When it became clear that millions of foreigners who had been living and working in Germany for years would not go anywhere, efforts were made to promote integration, that is assimilation into German society and way of life. Foreigners were offered language courses and assistance in the search of work. How much a couple of language courses could transform a person into a German remains debatable. The recent challenge posed by a further increase in the number of migrants put the system under an even greater strain. It has become impossible now to expect migrants to “become German”. For this reason the argument “We don’t need Turkish schools, we are in Germany and children need to learn the German language and familiarize themselves with German culture” sounds hollow; in today’s Germany, German culture is confined to some not entirely healthy culinary preferences and little more.

Over the last couple of years Erdogan, who at the time of the Arab Spring in 2011 was seen by some as a model of liberal Middle-Eastern leader, has come to be seen in Germany as the personification of evil, a ruthless tyrant that stands against these postmodern progressive values that today’s Germany so proudly wants to embody. It is hence even more surprising and telling that at the time of the last presidential election in Turkey Erdogan got a larger percentage of votes from the Turkish diaspora in Germany than from Turkish citizens in Turkey itself. Erdogan had been portrayed in German media as a despicable despot but he still won the consensus of two thirds of German Turks. Then there was, just before the football world cup two years ago, the outcry about the two football players Özil and Gündogan, who, being part of the German national team, posed with Erdogan for a photo and called him “our President”. Many called for their expulsion from the national team.

This is the reality of German multicultural dream.

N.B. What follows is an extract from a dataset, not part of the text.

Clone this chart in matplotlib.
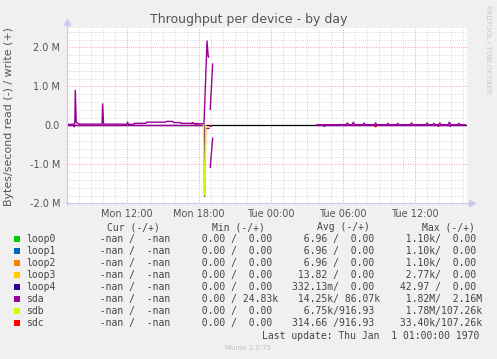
import numpy as np
import matplotlib
matplotlib.use('Agg')
from matplotlib import pyplot as plt
from matplotlib.lines import Line2D

nan = np.nan

# hours since Mon 00:00, values in millions of bytes/second
sda_write_h = [7.05, 7.3, 7.55, 7.68, 7.72, 7.8, 8.0, 8.5, 9.0, 9.5, 9.95, 10.0, 10.08, 10.5, 11.0, 11.5,
               12.0, 12.08, 12.15, 12.6, 12.64, 13.0, 13.6, 13.65, 14.5, 15.25, 15.3, 15.85, 15.9, 16.5,
               16.55, 17.5, 18.0, 18.45, 18.7, 18.8, 18.85, 18.9,
               18.97, 19.17, 19.2,
               23.95, 24.05, 24.1,
               27.88, 28.5, 29.5, 30.3, 30.4, 30.5, 30.8, 30.9, 31.0, 31.7, 31.8, 31.9, 32.65, 32.75,
               32.85, 33.7, 33.78, 33.85, 34.5, 34.6, 34.7, 35.65, 35.75, 35.85, 36.95, 37.05, 37.15,
               37.5, 37.6, 37.7, 38.0, 38.1, 38.2, 38.8, 38.9, 39.0, 39.6, 39.7, 39.8, 40.2]
sda_write = [0.03, 0.02, 0.03, 0.03, 0.90, 0.08, 0.03, 0.03, 0.03, 0.03, 0.03, 0.55, 0.03, 0.03, 0.03, 0.03,
             0.025, 0.08, 0.025, 0.025, 0.05, 0.05, 0.05, 0.08, 0.08, 0.08, 0.10, 0.10, 0.07, 0.07,
             0.05, 0.05, 0.04, 0.04, 2.16, 1.76, 1.75, nan,
             0.41, 1.57, nan,
             nan, 0.05, nan,
             0.016, 0.016, 0.016, 0.016, 0.06, 0.016, 0.016, 0.08, 0.016, 0.016, 0.06, 0.016, 0.016, 0.06,
             0.016, 0.016, 0.05, 0.016, 0.016, 0.05, 0.016, 0.016, 0.06, 0.016, 0.016, 0.06, 0.016,
             0.016, 0.05, 0.016, 0.016, 0.06, 0.016, 0.016, 0.08, 0.016, 0.016, 0.05, 0.016, 0.016]

sda_read_h = [7.05, 7.55, 7.62, 7.7, 12.0, 18.45, 18.5, 18.58, 18.85, 18.9,
              18.97, 19.17, 19.2,
              27.88, 28.4, 28.5, 28.6, 37.9, 37.97, 38.05, 38.9, 38.97, 39.05, 40.2]
sda_read = [-0.005, -0.005, -0.04, -0.005, -0.005, -0.005, -1.82, -0.08, -0.08, nan,
            -1.08, -0.33, nan,
            -0.005, -0.005, -0.03, -0.005, -0.005, -0.03, -0.005, -0.005, -0.03, -0.005, -0.005]

sdb_read_h = [18.4, 18.47, 18.53, 18.6]
sdb_read = [0.0, -1.79, -1.79, 0.0]

sdc_h = [17.4, 17.5, 17.6, 17.8, 17.87, 17.95, nan, 18.95, 19.0, 19.05, nan, 32.7, 32.75, 32.8]
sdc = [0.04, 0.07, 0.04, 0.03, 0.05, 0.03, nan, -0.02, -0.03, -0.02, nan, -0.03, -0.035, -0.03]

x_ticks = [12, 18, 24, 30, 36]
x_labels = ['Mon 12:00', 'Mon 18:00', 'Tue 00:00', 'Tue 06:00', 'Tue 12:00']
y_ticks = [-2, -1, 0, 1, 2]
y_labels = ['-2.0 M', '-1.0 M', '0.0', '1.0 M', '2.0 M']

names = ['loop0', 'loop1', 'loop2', 'loop3', 'loop4', 'sda', 'sdb', 'sdc']
colors = ['#00cc00', '#0066b3', '#ff8000', '#ffcc00', '#330099', '#990099', '#ccff00', '#ff0000']
cur_col = ['  -nan /  -nan '] * 8
min_col = ['  0.00 /  0.00 '] * 5 + ['  0.00 / 24.83k', '  0.00 /  0.00 ', '  0.00 /  0.00 ']
avg_col = ['  6.96 /  0.00 ', '  6.96 /  0.00 ', '  6.96 /  0.00 ', ' 13.82 /  0.00 ', '332.13m/  0.00 ',
           ' 14.25k/ 86.07k', '  6.75k/916.93 ', '314.66 /916.93 ']
max_col = ['  1.10k/  0.00 ', '  1.10k/  0.00 ', '  1.10k/  0.00 ', '  2.77k/  0.00 ', ' 42.97 /  0.00 ',
           '  1.82M/  2.16M', '  1.78M/107.26k', ' 33.40k/107.26k']

W, H = 497, 359
fig = plt.figure(figsize=(W / 100, H / 100), dpi=100, facecolor='#f0f0f0')
ax = fig.add_axes([67 / W, 1 - 203.3 / H, 400 / W, 175.5 / H])
ax.set_facecolor('white')
ax.set_xlim(7.03, 40.37)
ax.set_ylim(-2.0, 2.5)

# grid
ax.set_xticks(x_ticks)
ax.set_xticks(np.arange(8, 41, 1), minor=True)
ax.set_yticks(y_ticks)
ax.set_yticks(np.arange(-2.0, 2.51, 0.2), minor=True)
ax.grid(which='minor', color='#d0d0d0', linestyle=(0, (1, 1.5)), linewidth=0.6)
ax.grid(which='major', color='#f0a0a0', linestyle=(0, (1, 1.5)), linewidth=0.7)
ax.set_axisbelow(True)

ax.set_xticklabels(x_labels)
ax.set_yticklabels(y_labels)
ax.tick_params(which='both', length=0, colors='#555555', labelsize=7)
ax.tick_params(axis='y', pad=5)
ax.tick_params(axis='x', pad=4)

for s in ['top', 'right', 'left', 'bottom']:
    ax.spines[s].set_visible(False)

ax.axhline(0, color='black', linewidth=0.9, zorder=2)
ax.plot(sdc_h, sdc, color=colors[7], linewidth=1.0, zorder=3)
ax.plot(sda_read_h, sda_read, color=colors[5], linewidth=1.0, zorder=3)
ax.plot(sda_write_h, sda_write, color=colors[5], linewidth=1.0, zorder=3)
ax.plot(sdb_read_h, sdb_read, color=colors[6], linewidth=1.0, zorder=4)

# axis lines with arrows
ax_col = '#c8c8f0'
fig.add_artist(Line2D([67 / W, 67 / W], [1 - 204 / H, 1 - 22 / H], color=ax_col, lw=0.8))
fig.add_artist(Line2D([66 / W, 472 / W], [1 - 203.3 / H, 1 - 203.3 / H], color=ax_col, lw=0.8))
fig.add_artist(Line2D([67 / W], [1 - 22 / H], marker='^', markersize=4, color=ax_col, lw=0))
fig.add_artist(Line2D([472 / W], [1 - 203.3 / H], marker='>', markersize=4, color=ax_col, lw=0))


def px(x, y):
    return x / W, 1 - y / H


fig.text(*px(248.5, 19), 'Throughput per device - by day', ha='center', va='center',
         fontsize=9, color='#555555')
fig.text(*px(9.5, 116.5), 'Bytes/second read (-) / write (+)', ha='center', va='center',
         rotation=90, fontsize=7.9, color='#555555')
fig.text(*px(488, 5), 'RRDTOOL / TOBI OETIKER', ha='center', va='top', rotation=270,
         fontsize=5, color='#c8c8c8')

mono = 'DejaVu Sans Mono'
tc = '#444444'
fig.text(*px(107.3, 227.3), 'Cur (-/+)', family=mono, fontsize=7, color=tc, va='center')
fig.text(*px(212.3, 227.3), 'Min (-/+)', family=mono, fontsize=7, color=tc, va='center')
fig.text(*px(317.3, 227.3), 'Avg (-/+)', family=mono, fontsize=7, color=tc, va='center')
fig.text(*px(421.7, 227.3), 'Max (-/+)', family=mono, fontsize=7, color=tc, va='center')

for i, name in enumerate(names):
    y = 239.3 + 12 * i
    fig.patches.append(plt.Rectangle(px(14, y + 3), 6 / W, 6 / H, transform=fig.transFigure,
                                     facecolor=colors[i], edgecolor='none'))
    fig.text(*px(26.3, y), name, family=mono, fontsize=7, color=tc, va='center')
    fig.text(*px(88.2, y), cur_col[i], family=mono, fontsize=7, color=tc, va='center')
    fig.text(*px(189.9, y), min_col[i], family=mono, fontsize=7, color=tc, va='center')
    fig.text(*px(291.7, y), avg_col[i], family=mono, fontsize=7, color=tc, va='center')
    fig.text(*px(394.5, y), max_col[i], family=mono, fontsize=7, color=tc, va='center')

fig.text(*px(261.7, 335.7), 'Last update: Thu Jan  1 01:00:00 1970', family=mono, fontsize=7,
         color=tc, va='center')
fig.text(*px(247.7, 348.3), 'Munin 2.0.75', ha='center', va='center', fontsize=5, color='#c0c0c0')

fig.savefig('out.png', dpi=100, facecolor=fig.get_facecolor())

It is a place where the talk about opening three schools in the whole of country provokes shock waves of anger and recalls deep seated fears about the not to be trusted foreign people with mean intentions. Germany’s today prides itself of being at the forefront of social progress, for its openness towards issues such as gender equality and gay marriage for example. The constantly and demonstratively exhibited virtues of openness and tolerance for the other however reveal their very superficial quality when they are confronted with elements that are really foreign to German culture, like for example a figure of the mould Erdogan, and not just politely and innocuously “diverse”.